The procedure has become so reliable that UPMC oncologists monitor patients with a complete response by FDG-PET/CT with serial scans to spare them from surgical dissection, Heron says. One study found the two-year, progression-free status for patients with and without complete responses was 93 percent and 48 percent, respectively (Ann Oncol 2010;21(11):2278-2283).  

Questioning assumptions

While qualitative assessments are routinely performed at UPMC, quantitation is emphasized at Washington University in St. Louis to assess tumor heterogeneities in the FDG PET/CT of cervical cancer.

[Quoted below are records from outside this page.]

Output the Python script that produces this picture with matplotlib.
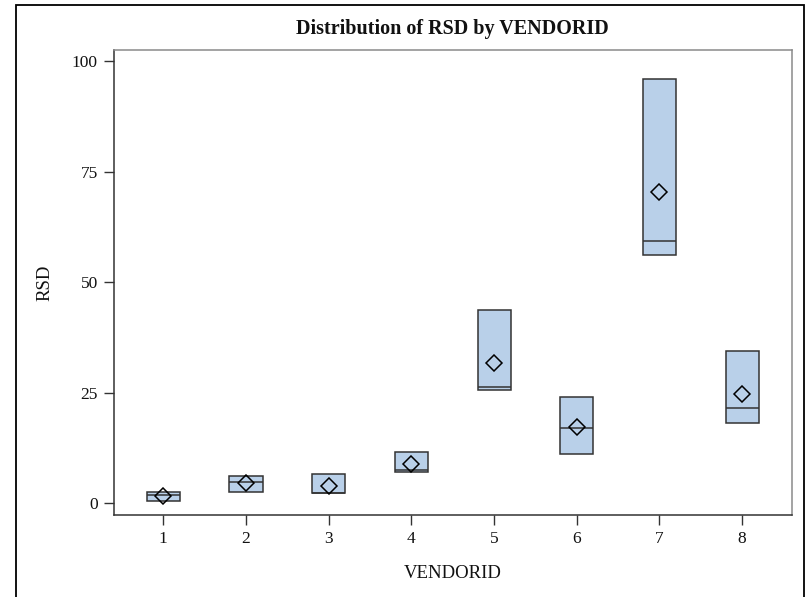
import matplotlib
matplotlib.use("Agg")
import matplotlib.pyplot as plt
from matplotlib.patches import Rectangle

# Data (summary statistics)
vendor_ids = [1, 2, 3, 4, 5, 6, 7, 8]
q1_vals = [0.4, 2.5, 2.3, 7.0, 25.6, 11.1, 56.2, 18.2]
median_vals = [1.9, 4.8, 2.3, 7.5, 26.2, 17.0, 59.3, 21.6]
q3_vals = [2.5, 6.2, 6.7, 11.6, 43.7, 24.1, 96.0, 34.5]
mean_vals = [1.6, 4.5, 3.8, 8.8, 31.8, 17.3, 70.4, 24.7]
y_ticks = [0, 25, 50, 75, 100]

W, H = 807, 597
fig = plt.figure(figsize=(W / 100, H / 100), dpi=100)
plt.rcParams['font.family'] = ['Liberation Serif', 'DejaVu Serif']

# outer frame
fig.patches.append(Rectangle((15.5 / W, -0.02), (804 - 15.5) / W, 1 - 5.3 / H + 0.02,
                             transform=fig.transFigure, fill=False,
                             edgecolor='black', linewidth=1.3, zorder=0))

ax_l, ax_r, ax_t, ax_b = 113.7, 791.7, 50, 514.7
ax = fig.add_axes([ax_l / W, (H - ax_b) / H, (ax_r - ax_l) / W, (ax_b - ax_t) / H])

stats = []
for v, lo, med, hi, mn in zip(vendor_ids, q1_vals, median_vals, q3_vals, mean_vals):
    stats.append(dict(label=str(v), q1=lo, med=med, q3=hi, mean=mn,
                      whislo=lo, whishi=hi, fliers=[]))

edge = '#333333'
ax.bxp(stats, positions=vendor_ids, widths=0.4, patch_artist=True,
       showmeans=True, showcaps=False, showfliers=False,
       boxprops=dict(facecolor='#B9D0E9', edgecolor=edge, linewidth=1.1),
       medianprops=dict(color=edge, linewidth=1.1),
       whiskerprops=dict(color=edge, linewidth=0),
       meanprops=dict(marker='D', markerfacecolor='none', markeredgecolor='black',
                      markersize=8, markeredgewidth=1.1))

ax.set_xlim(0.4, 8.6)
ax.set_ylim(-2.6, 102.6)
ax.set_yticks(y_ticks)
ax.set_xticks(vendor_ids)
ax.set_xticklabels([str(v) for v in vendor_ids])

for s in ['left', 'bottom']:
    ax.spines[s].set_color('#333333')
    ax.spines[s].set_linewidth(1.1)
for s in ['top', 'right']:
    ax.spines[s].set_color('#8a8a8a')
    ax.spines[s].set_linewidth(1.1)

ax.tick_params(axis='both', direction='out', length=7, width=1.0, color='#333333',
               labelsize=12.5, pad=4.5)
for lab in ax.get_xticklabels() + ax.get_yticklabels():
    lab.set_color('#111111')

ax.set_xlabel('VENDORID', fontsize=13.5, labelpad=13, color='#111111')
ax.set_ylabel('RSD', fontsize=13.5, labelpad=13, color='#111111')
ax.set_title('Distribution of RSD by VENDORID', fontsize=14.5, fontweight='bold',
             pad=11.5, color='#111111')

fig.savefig('out.png', dpi=100)
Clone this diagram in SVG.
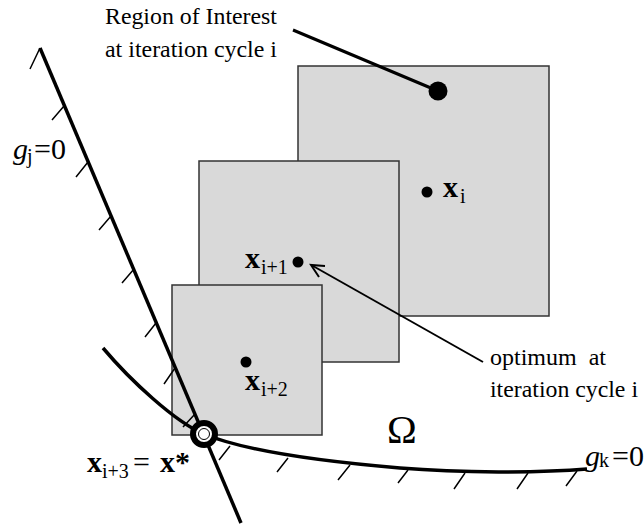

Perry W. Grigsby, MD, a radiation oncologist, works on both the experimental and theoretical levels, a combination that has led to interesting findings. In a recent paper, Grisby and Brooks conclude that the current measure of metabolic heterogeneity within cervical cancer do not predict disease outcome (Rad Onc 2011; online).

They argue that cancerous tumors are intrinsically heterogeneous. The lesions feature variations in gene expression, cell proliferation, vascularization and hypoxia. In a typical PET/CT image, such variations can be seen in bright regions juxtaposed with relatively dark areas.

From a detailed analysis of PET image formation and presentation, Grigsby and Brooks conclude that the delineation of successfully and unsuccessfully treated cervical cancer patients is based exclusively on tumor volume, not from measures of tumor heterogeneity. They note that a more precise, geometric quantification of metabolic variations would lead to more effective treatment plans. Tumors having a particular shape or asymmetry may indicate the likely clinical outcome.

Such information could be used to determine the appropriateness of selected therapies and to more effectively target radiation to less responsive tumor regions, Grigsby says. As their research moves forward, Grigsby and Brooks are juggling variables relating to both tumor structure and physiology to identify more predictive combinations.